## Exercise directions:
Pictures in the data below are not part of the copy; transcribe everything else exactly.

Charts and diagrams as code
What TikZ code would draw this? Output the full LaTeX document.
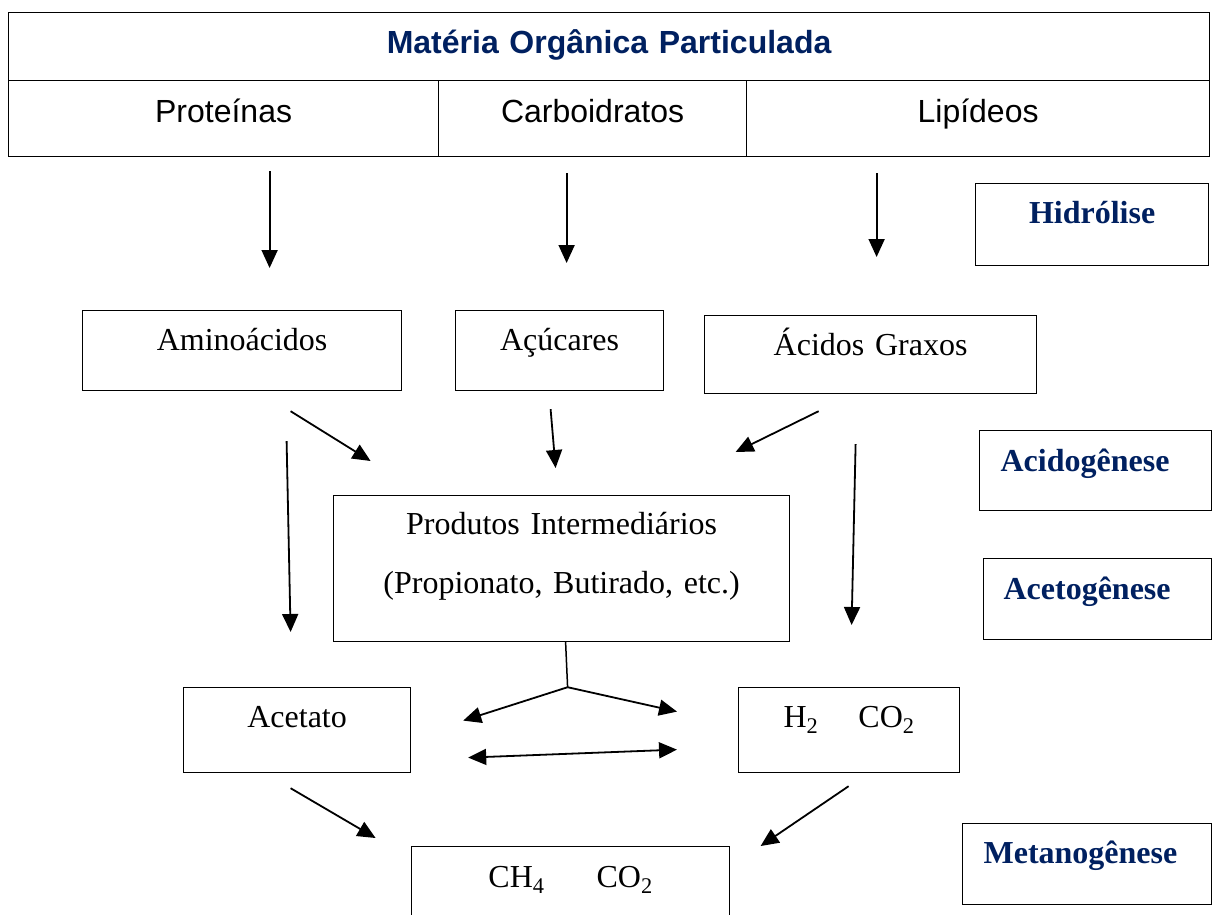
\documentclass[tikz,border=0pt]{standalone}
\usepackage{fontspec}
\setmainfont{Liberation Serif}
\newfontfamily\arialfont{Liberation Sans}
\usetikzlibrary{arrows.meta}
\definecolor{azulescuro}{RGB}{0,32,96}
\tikzset{
caixa/.style={rectangle,draw,line width=1.2pt,inner xsep=0pt,inner ysep=0pt,anchor=north west,align=center,font=\fontsize{32}{38}\selectfont},
tabela/.style={caixa,font=\arialfont\fontsize{32}{38}\selectfont},
etapa/.style={caixa,align=left,text=azulescuro,font=\bfseries\fontsize{32}{38}\selectfont},
seta/.style={line width=1.8pt,->}
}

\begin{document}
\begin{tikzpicture}[x=1pt,y=-1pt,>={Triangle[length=18pt,width=16pt]}]
\useasboundingbox (0,0) rectangle (1212,914);
%tabela de cima
\path (8,12) node(mop)[tabela,text width=1201pt,text height=41pt,text depth=27pt,text=azulescuro,font=\arialfont\bfseries\fontsize{32}{38}\selectfont]{Matéria Orgânica Particulada}
(8,80) node(prot)[tabela,text width=430pt,text height=42pt,text depth=34pt]{Proteínas}
(438,80) node(carb)[tabela,text width=308pt,text height=42pt,text depth=34pt]{Carboidratos}
(746,80) node(lip)[tabela,text width=463pt,text height=42pt,text depth=34pt]{Lipídeos};
%etapas
\path (975,183) node(hidr)[etapa,align=center,text width=233pt,text height=40pt,text depth=42pt]{Hidrólise}
(979,430) node(acidog)[etapa,inner xsep=21pt,text width=190pt,text height=41pt,text depth=39pt]{Acidogênese}
(983,558) node(acetog)[etapa,inner xsep=20pt,text width=188pt,text height=41pt,text depth=40pt]{Acetogênese}
(962,823) node(metan)[etapa,inner xsep=21pt,text width=207pt,text height=40pt,text depth=41pt]{Metanogênese};
%produtos
\path (82,310) node(amino)[caixa,text width=319pt,text height=40pt,text depth=40pt]{Aminoácidos}
(455,310) node(acuc)[caixa,text width=208pt,text height=40pt,text depth=40pt]{Açúcares}
(704,315) node(acid)[caixa,text width=332pt,text height=40pt,text depth=38pt]{Ácidos Graxos}
(333,495) node(prod)[caixa,text width=456pt,text height=39pt,text depth=107pt,font=\fontsize{32}{59}\selectfont]{Produtos Intermediários\\(Propionato, Butirado, etc.)}
(183,687) node(acet)[caixa,text width=227pt,text height=40pt,text depth=45pt]{Acetato}
(738,687) node(hco)[caixa,text width=221pt,text height=40pt,text depth=45pt]{H\textsubscript{2}\hspace{40pt}CO\textsubscript{2}}
(411,846) node(ch4)[caixa,text width=318pt,text height=41pt,text depth=39pt]{CH\textsubscript{4}\hspace{52pt}CO\textsubscript{2}};
%setas
\draw[seta]([shift={(46,14)}]prot.south)--([shift={(27.5,-42)}]amino.north);
\draw[seta]([shift={(-26,16)}]carb.south)--([shift={(7,-47)}]acuc.north);
\draw[seta]([shift={(-101.5,16)}]lip.south)--([shift={(6,-58)}]acid.north);
\draw[seta]([shift={(48.5,20)}]amino.south)--([shift={(-191,-34)}]prod.north);
\draw[seta]([shift={(-9,18)}]acuc.south)--([shift={(-6,-27)}]prod.north);
\draw[seta]([shift={(-52,17)}]acid.south)--([shift={(174,-43)}]prod.north);
\draw[seta]([shift={(44.5,50)}]amino.south)--([shift={(-6.5,-55)}]acet.north);
\draw[seta]([shift={(-15,50)}]acid.south)--([shift={(2.5,-62)}]hco.north);
\coordinate (ramo) at ([shift={(6,45)}]prod.south);
\draw[line width=1.5pt]([shift={(4,0)}]prod.south)--(ramo);
\draw[seta](ramo)--([shift={(52,-9.5)}]acet.east);
\draw[seta](ramo)--([shift={(-61,-18.5)}]hco.west);
\draw[seta,<->]([shift={(57,27.5)}]acet.east)--([shift={(-61,19.5)}]hco.west);
\draw[seta]([shift={(-6.5,15)}]acet.south)--([shift={(-195,-8)}]ch4.north);
\draw[seta]([shift={(-0.5,13)}]hco.south)--([shift={(190,0)}]ch4.north);

\end{tikzpicture}
\end{document}
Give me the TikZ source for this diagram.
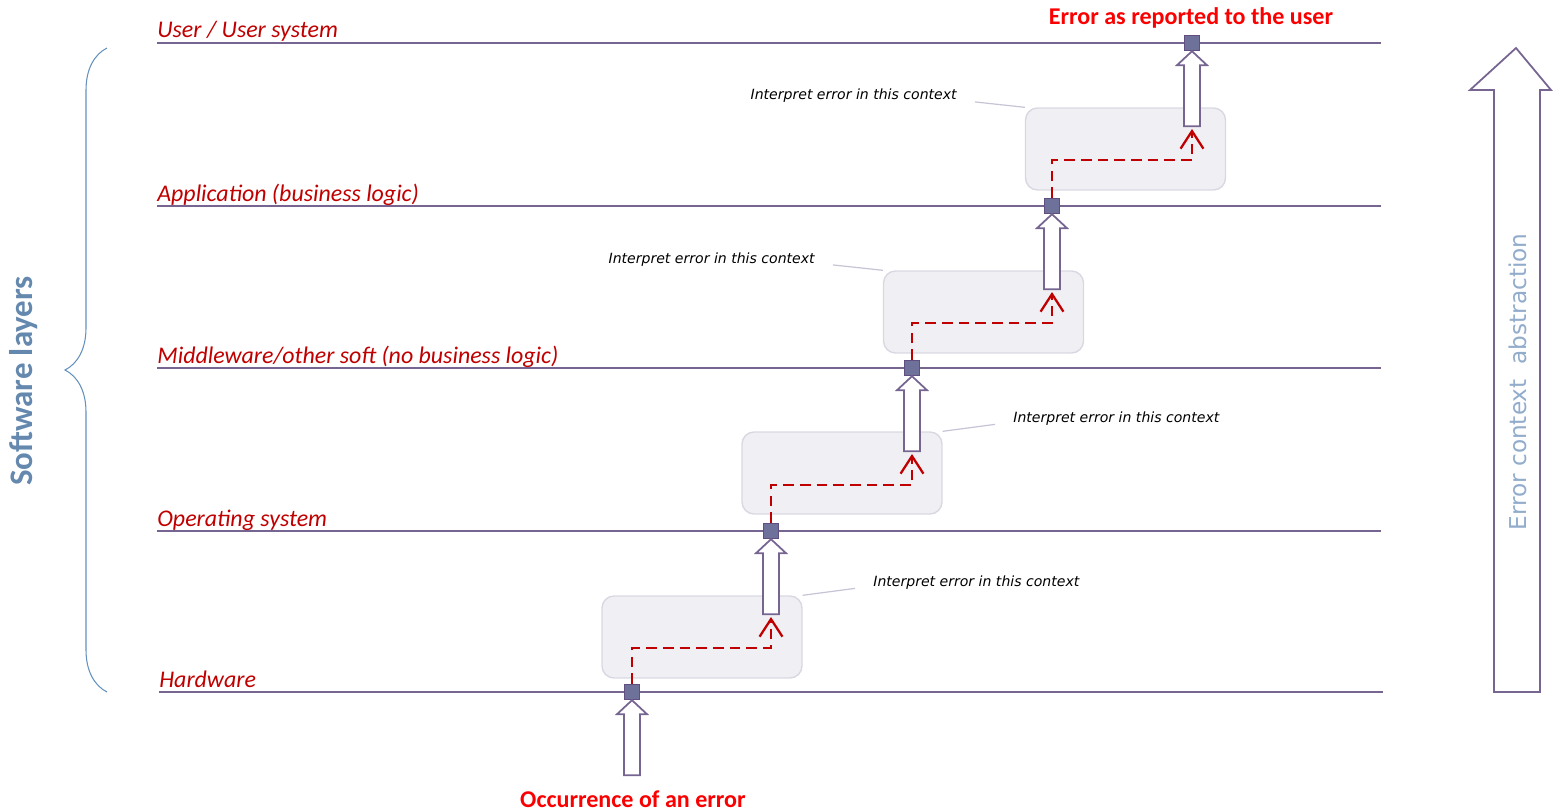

## Finished task:
What TikZ code would draw this? Output the full LaTeX document.
\documentclass[tikz,border=0pt]{standalone}
\usepackage{fontspec}
\setmainfont{Liberation Serif}
\newfontfamily\arialfont{Liberation Sans}
\usetikzlibrary{arrows.meta}
\definecolor{azulescuro}{RGB}{0,32,96}
\tikzset{
caixa/.style={rectangle,draw,line width=1.2pt,inner xsep=0pt,inner ysep=0pt,anchor=north west,align=center,font=\fontsize{32}{38}\selectfont},
tabela/.style={caixa,font=\arialfont\fontsize{32}{38}\selectfont},
etapa/.style={caixa,align=left,text=azulescuro,font=\bfseries\fontsize{32}{38}\selectfont},
seta/.style={line width=1.8pt,->}
}

\begin{document}
\begin{tikzpicture}[x=1pt,y=-1pt,>={Triangle[length=18pt,width=16pt]}]
\useasboundingbox (0,0) rectangle (1212,914);
%tabela de cima
\path (8,12) node(mop)[tabela,text width=1201pt,text height=41pt,text depth=27pt,text=azulescuro,font=\arialfont\bfseries\fontsize{32}{38}\selectfont]{Matéria Orgânica Particulada}
(8,80) node(prot)[tabela,text width=430pt,text height=42pt,text depth=34pt]{Proteínas}
(438,80) node(carb)[tabela,text width=308pt,text height=42pt,text depth=34pt]{Carboidratos}
(746,80) node(lip)[tabela,text width=463pt,text height=42pt,text depth=34pt]{Lipídeos};
%etapas
\path (975,183) node(hidr)[etapa,align=center,text width=233pt,text height=40pt,text depth=42pt]{Hidrólise}
(979,430) node(acidog)[etapa,inner xsep=21pt,text width=190pt,text height=41pt,text depth=39pt]{Acidogênese}
(983,558) node(acetog)[etapa,inner xsep=20pt,text width=188pt,text height=41pt,text depth=40pt]{Acetogênese}
(962,823) node(metan)[etapa,inner xsep=21pt,text width=207pt,text height=40pt,text depth=41pt]{Metanogênese};
%produtos
\path (82,310) node(amino)[caixa,text width=319pt,text height=40pt,text depth=40pt]{Aminoácidos}
(455,310) node(acuc)[caixa,text width=208pt,text height=40pt,text depth=40pt]{Açúcares}
(704,315) node(acid)[caixa,text width=332pt,text height=40pt,text depth=38pt]{Ácidos Graxos}
(333,495) node(prod)[caixa,text width=456pt,text height=39pt,text depth=107pt,font=\fontsize{32}{59}\selectfont]{Produtos Intermediários\\(Propionato, Butirado, etc.)}
(183,687) node(acet)[caixa,text width=227pt,text height=40pt,text depth=45pt]{Acetato}
(738,687) node(hco)[caixa,text width=221pt,text height=40pt,text depth=45pt]{H\textsubscript{2}\hspace{40pt}CO\textsubscript{2}}
(411,846) node(ch4)[caixa,text width=318pt,text height=41pt,text depth=39pt]{CH\textsubscript{4}\hspace{52pt}CO\textsubscript{2}};
%setas
\draw[seta]([shift={(46,14)}]prot.south)--([shift={(27.5,-42)}]amino.north);
\draw[seta]([shift={(-26,16)}]carb.south)--([shift={(7,-47)}]acuc.north);
\draw[seta]([shift={(-101.5,16)}]lip.south)--([shift={(6,-58)}]acid.north);
\draw[seta]([shift={(48.5,20)}]amino.south)--([shift={(-191,-34)}]prod.north);
\draw[seta]([shift={(-9,18)}]acuc.south)--([shift={(-6,-27)}]prod.north);
\draw[seta]([shift={(-52,17)}]acid.south)--([shift={(174,-43)}]prod.north);
\draw[seta]([shift={(44.5,50)}]amino.south)--([shift={(-6.5,-55)}]acet.north);
\draw[seta]([shift={(-15,50)}]acid.south)--([shift={(2.5,-62)}]hco.north);
\coordinate (ramo) at ([shift={(6,45)}]prod.south);
\draw[line width=1.5pt]([shift={(4,0)}]prod.south)--(ramo);
\draw[seta](ramo)--([shift={(52,-9.5)}]acet.east);
\draw[seta](ramo)--([shift={(-61,-18.5)}]hco.west);
\draw[seta,<->]([shift={(57,27.5)}]acet.east)--([shift={(-61,19.5)}]hco.west);
\draw[seta]([shift={(-6.5,15)}]acet.south)--([shift={(-195,-8)}]ch4.north);
\draw[seta]([shift={(-0.5,13)}]hco.south)--([shift={(190,0)}]ch4.north);

\end{tikzpicture}
\end{document}
Give me the TikZ source for this diagram.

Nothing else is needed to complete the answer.